One thing that is exceedingly important, and which Fisher takes pains to make clear through several illustrations, is that the covenant of works republished is NOT meant to replace or make more complete the covenant of grace. There is no annulment of the promise to Abraham, by which the covenant of grace is very clearly illustrated, as is clear from Galatians 3:17 - "The covenant that was confirmed before of God in Christ, the law which was 430 years after, cannot disannul." There is no fault in the covenant of grace, such that the republication of the covenant of works was needed to satisfy. The purpose of the republication, it seemed, was pedagogical -
"But it was added by way of subserviency and attendance, the better to advance and make effectual the covenant of grace; so that although the same covenant that was made with Adam was renewed on Mount Sinai, yet I say still, it was not for the same purpose. For this was it that God aimed at, in making the covenant of works with man in innocency, to have that which was his due from man: but God made it with the Israelites for no other end, than that man, being thereby convinced of his weakness, might flee to Christ. So that it was renewed only to help forward and introduce another and a better covenant; and so to be a manuduction unto Christ, viz: to discover sin, to waken the conscience, and to convince them of their own impotency, and so drive them out of themselves to Christ. Know it then, I beseech you, that all this while there was no other way of life given, either in whole, or in part, than the covenant of grace. All this while God did but pursue the design of his own grace; and, therefore, was there no inconsistency either in God's will or acts; only such was his mercy, that he subordinated the covenant of works, and made it subservient to the covenant of grace, and so to tend to evangelical purposes." (p. 63, The Marrow of Modern Divinity)The Sinaitic covenant involved the republication of the covenant of works - "not for the same purpose", Fisher says. Indeed, life was promised in this republication to those who perfectly upheld its conditions, namely perfect obedience in every particular. This hadn't changed - life WOULD be granted to any who satisfied its conditions. "Do this and you shall live" was still a valid statement. It was, as Fisher writes, "the covenant of works made with Adam" (p. 67) - though such fulfillment on the basis of any human attainment, after the fall, was impossible. As Fisher continues,
"...and if any man could yield perfect obedience to the law, both in doing and suffering, he should have eternal life; for we may not deny [says Calvin] but that the reward of eternal salvation belongeth to the upright obedience of the law. But God knew well enough that the Israelites were never able to yield such an obedience: and yet he saw it meet to propound eternal life to them upon these terms; that so he might speak to them in their own humour, as indeed it was meet: for they swelled with mad assurance in themselves, saying, "All that the Lord commandeth we will do," and be obedient, (Exo 19:8). Well, said the Lord, if you will needs be doing, why here is a law to be kept; and if you can fully observe the righteousness of it, you shall be saved: sending them of purpose to the law, to awaken and convince them, to sentence and humble them, and to make them see their own folly in seeking for life that way; in short, to make them see the terms under which they stood, that so they might be brought out of themselves, and expect nothing from the law, in relation to life, but all from Christ." (p. 64, The Marrow of Modern Divinity)Again, as I noted last time, this propounding of life upon the terms of perfect coherence with God's Law serves the noble purpose of showing the impossibility of its achievement, and the absolute necessity of resting in another, the one and only man who ever did in fact keep those terms. "How shall a man see his need of life by Christ," Fisher writes, "if he do not first see that he is fallen from the way of life?" (p. 64)
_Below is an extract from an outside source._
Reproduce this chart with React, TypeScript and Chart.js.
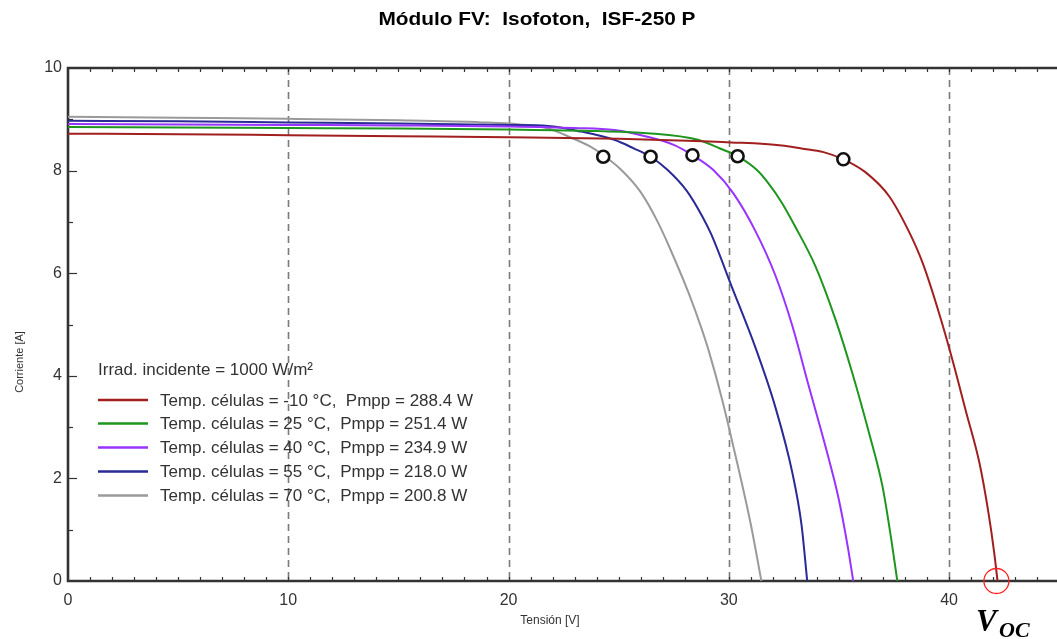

How, today, is any to understand their need for Christ if they are not clearly brought face to face with the fact of their inability to satisfy God's requirements and fulfill the righteousness that He demands? The Psalmist clearly marks as acceptable him whose hands are clean, and him alone in Psalm 24:3-5:
"3 Who shall ascend into the hill of the LORD? or who shall stand in his holy place?
4 He that hath clean hands, and a pure heart; who hath not lifted up his soul unto vanity, nor sworn deceitfully.
5 He shall receive the blessing from the LORD, and righteousness from the God of his salvation."
How many such are there among us? One, only one... and for His righteousness we must sigh, for it is His righteousness alone in which we are accepted. The republication of the covenant of works has the purpose of humbling proud sinners like me, and bringing us to recognize our deep and abiding need to be found in the promised Seed of Abraham, Him being our only hope.
There is nothing strange, nothing radical in this doctrine of republication that should be of concern to the confessionally reformed believer. It seems quite clear, at least in the presentation made in The Marrow of Modern Divinity, that what it entails is little different than Calvin's first use of the Law - to act as a goad and prod for stubborn sinners to see their need of Christ. I am thankful, ever thankful, that the Lord did place this republication in the clear context of the covenant of grace... that Christ is upheld in His righteousness so clearly through His obedience to the Law delivered at Sinai is critical for us to see. He satisfied in every particular the Law of God. He IS our righteousness. Thanks be to God for His marvelous grace and for His perfect Word through which we learn so clearly of His perfect redemption of His elect people.